--- BEGIN Data supplied ---
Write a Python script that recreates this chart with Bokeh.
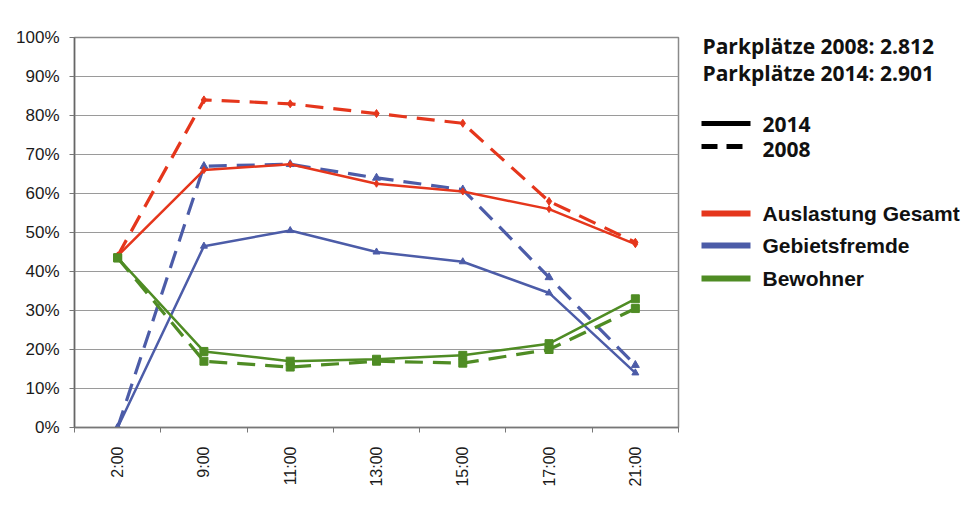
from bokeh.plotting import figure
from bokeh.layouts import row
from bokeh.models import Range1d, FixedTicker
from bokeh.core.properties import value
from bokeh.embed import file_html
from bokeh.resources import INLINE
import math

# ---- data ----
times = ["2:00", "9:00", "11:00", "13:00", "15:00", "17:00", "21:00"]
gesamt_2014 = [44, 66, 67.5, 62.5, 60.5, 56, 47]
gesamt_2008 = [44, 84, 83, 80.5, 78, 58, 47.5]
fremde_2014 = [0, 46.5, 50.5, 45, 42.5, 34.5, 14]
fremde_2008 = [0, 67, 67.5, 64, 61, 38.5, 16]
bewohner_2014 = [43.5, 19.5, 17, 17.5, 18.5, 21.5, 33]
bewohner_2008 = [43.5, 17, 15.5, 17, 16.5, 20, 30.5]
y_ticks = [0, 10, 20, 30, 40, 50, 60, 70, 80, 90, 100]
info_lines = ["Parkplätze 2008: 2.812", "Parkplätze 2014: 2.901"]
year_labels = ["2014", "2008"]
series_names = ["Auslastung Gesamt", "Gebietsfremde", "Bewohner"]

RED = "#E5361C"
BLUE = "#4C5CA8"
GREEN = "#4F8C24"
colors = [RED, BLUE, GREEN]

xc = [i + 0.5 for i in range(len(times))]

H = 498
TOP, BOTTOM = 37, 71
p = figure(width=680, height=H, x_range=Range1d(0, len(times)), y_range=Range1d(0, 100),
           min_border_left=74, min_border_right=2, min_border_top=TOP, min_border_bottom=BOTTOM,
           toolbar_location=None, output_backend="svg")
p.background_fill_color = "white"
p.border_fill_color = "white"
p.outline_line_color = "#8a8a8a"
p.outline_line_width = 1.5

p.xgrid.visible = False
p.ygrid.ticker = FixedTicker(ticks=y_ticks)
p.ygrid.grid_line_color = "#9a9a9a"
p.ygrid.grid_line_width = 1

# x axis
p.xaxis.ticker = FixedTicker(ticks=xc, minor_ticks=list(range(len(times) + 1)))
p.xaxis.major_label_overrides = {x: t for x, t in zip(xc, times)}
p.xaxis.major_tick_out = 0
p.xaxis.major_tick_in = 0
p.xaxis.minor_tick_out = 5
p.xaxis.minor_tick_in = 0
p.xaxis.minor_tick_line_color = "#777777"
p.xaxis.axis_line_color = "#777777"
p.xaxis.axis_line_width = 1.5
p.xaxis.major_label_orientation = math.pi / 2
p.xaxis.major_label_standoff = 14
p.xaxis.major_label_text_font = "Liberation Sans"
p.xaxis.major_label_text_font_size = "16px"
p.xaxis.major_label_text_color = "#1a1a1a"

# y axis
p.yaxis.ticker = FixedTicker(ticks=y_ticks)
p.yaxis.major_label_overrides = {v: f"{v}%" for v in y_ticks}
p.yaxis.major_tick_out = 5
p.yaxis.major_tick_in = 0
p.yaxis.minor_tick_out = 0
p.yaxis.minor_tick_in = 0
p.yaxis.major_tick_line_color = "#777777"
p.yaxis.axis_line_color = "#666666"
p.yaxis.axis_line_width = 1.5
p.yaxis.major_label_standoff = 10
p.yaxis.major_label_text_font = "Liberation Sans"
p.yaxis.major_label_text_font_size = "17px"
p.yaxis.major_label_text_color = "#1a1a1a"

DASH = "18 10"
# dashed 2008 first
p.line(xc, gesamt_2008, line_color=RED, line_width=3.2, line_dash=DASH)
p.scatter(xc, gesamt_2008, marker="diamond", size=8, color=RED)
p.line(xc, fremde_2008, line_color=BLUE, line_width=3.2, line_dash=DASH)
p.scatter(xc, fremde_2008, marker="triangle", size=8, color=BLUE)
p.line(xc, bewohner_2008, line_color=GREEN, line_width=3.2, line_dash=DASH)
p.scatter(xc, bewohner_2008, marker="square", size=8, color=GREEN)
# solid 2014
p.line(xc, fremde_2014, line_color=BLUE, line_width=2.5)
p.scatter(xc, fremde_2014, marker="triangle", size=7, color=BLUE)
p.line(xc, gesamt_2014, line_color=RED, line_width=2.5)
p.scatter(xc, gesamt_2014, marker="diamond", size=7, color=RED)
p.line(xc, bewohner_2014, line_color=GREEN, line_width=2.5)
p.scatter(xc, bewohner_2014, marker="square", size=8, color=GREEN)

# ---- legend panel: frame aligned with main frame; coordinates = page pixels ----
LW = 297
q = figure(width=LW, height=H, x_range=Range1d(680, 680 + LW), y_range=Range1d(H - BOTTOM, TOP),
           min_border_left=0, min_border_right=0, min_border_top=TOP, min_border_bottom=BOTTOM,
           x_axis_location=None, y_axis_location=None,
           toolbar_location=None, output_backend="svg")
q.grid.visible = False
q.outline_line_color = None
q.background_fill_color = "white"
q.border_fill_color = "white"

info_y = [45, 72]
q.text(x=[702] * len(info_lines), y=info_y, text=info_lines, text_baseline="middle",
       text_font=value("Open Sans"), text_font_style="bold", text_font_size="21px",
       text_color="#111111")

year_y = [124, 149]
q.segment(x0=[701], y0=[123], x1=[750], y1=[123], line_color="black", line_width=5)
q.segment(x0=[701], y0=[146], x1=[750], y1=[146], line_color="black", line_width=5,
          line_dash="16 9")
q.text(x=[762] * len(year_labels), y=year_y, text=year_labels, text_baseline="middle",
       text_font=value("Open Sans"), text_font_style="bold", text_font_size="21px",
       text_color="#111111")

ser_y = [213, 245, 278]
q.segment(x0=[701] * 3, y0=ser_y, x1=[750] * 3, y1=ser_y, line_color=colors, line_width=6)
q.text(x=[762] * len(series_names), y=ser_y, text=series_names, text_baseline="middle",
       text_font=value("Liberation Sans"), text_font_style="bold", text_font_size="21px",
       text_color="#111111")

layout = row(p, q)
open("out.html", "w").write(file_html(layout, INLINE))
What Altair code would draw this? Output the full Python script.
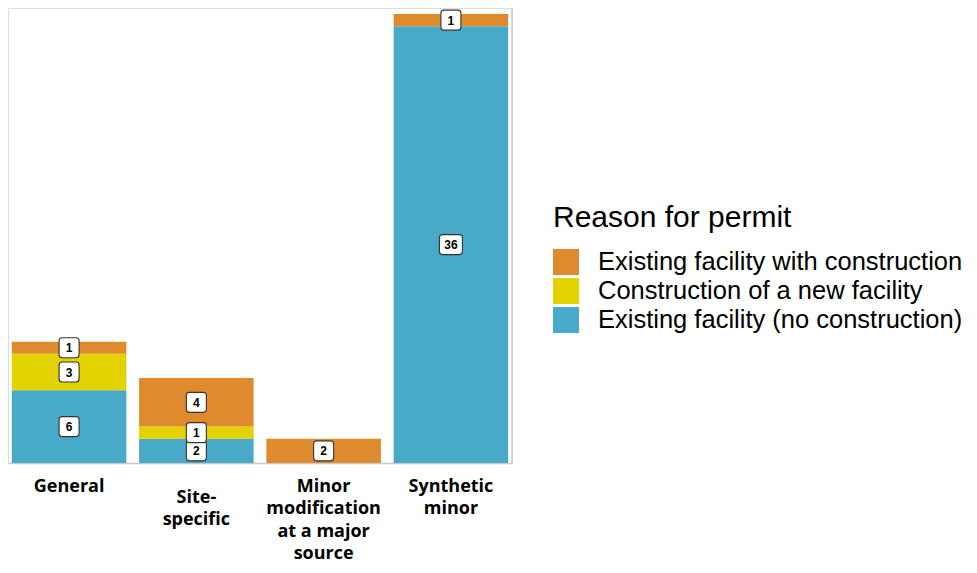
--- END Data supplied ---
*Set task*:
Starting at the first line of the material, output exactly the lines up to and including the one with "xc = [i + 0.5 for i in range(len(times))]". Do not include the pictures.

*Solution*:
Write a Python script that recreates this chart with Bokeh.
from bokeh.plotting import figure
from bokeh.layouts import row
from bokeh.models import Range1d, FixedTicker
from bokeh.core.properties import value
from bokeh.embed import file_html
from bokeh.resources import INLINE
import math

# ---- data ----
times = ["2:00", "9:00", "11:00", "13:00", "15:00", "17:00", "21:00"]
gesamt_2014 = [44, 66, 67.5, 62.5, 60.5, 56, 47]
gesamt_2008 = [44, 84, 83, 80.5, 78, 58, 47.5]
fremde_2014 = [0, 46.5, 50.5, 45, 42.5, 34.5, 14]
fremde_2008 = [0, 67, 67.5, 64, 61, 38.5, 16]
bewohner_2014 = [43.5, 19.5, 17, 17.5, 18.5, 21.5, 33]
bewohner_2008 = [43.5, 17, 15.5, 17, 16.5, 20, 30.5]
y_ticks = [0, 10, 20, 30, 40, 50, 60, 70, 80, 90, 100]
info_lines = ["Parkplätze 2008: 2.812", "Parkplätze 2014: 2.901"]
year_labels = ["2014", "2008"]
series_names = ["Auslastung Gesamt", "Gebietsfremde", "Bewohner"]

RED = "#E5361C"
BLUE = "#4C5CA8"
GREEN = "#4F8C24"
colors = [RED, BLUE, GREEN]

xc = [i + 0.5 for i in range(len(times))]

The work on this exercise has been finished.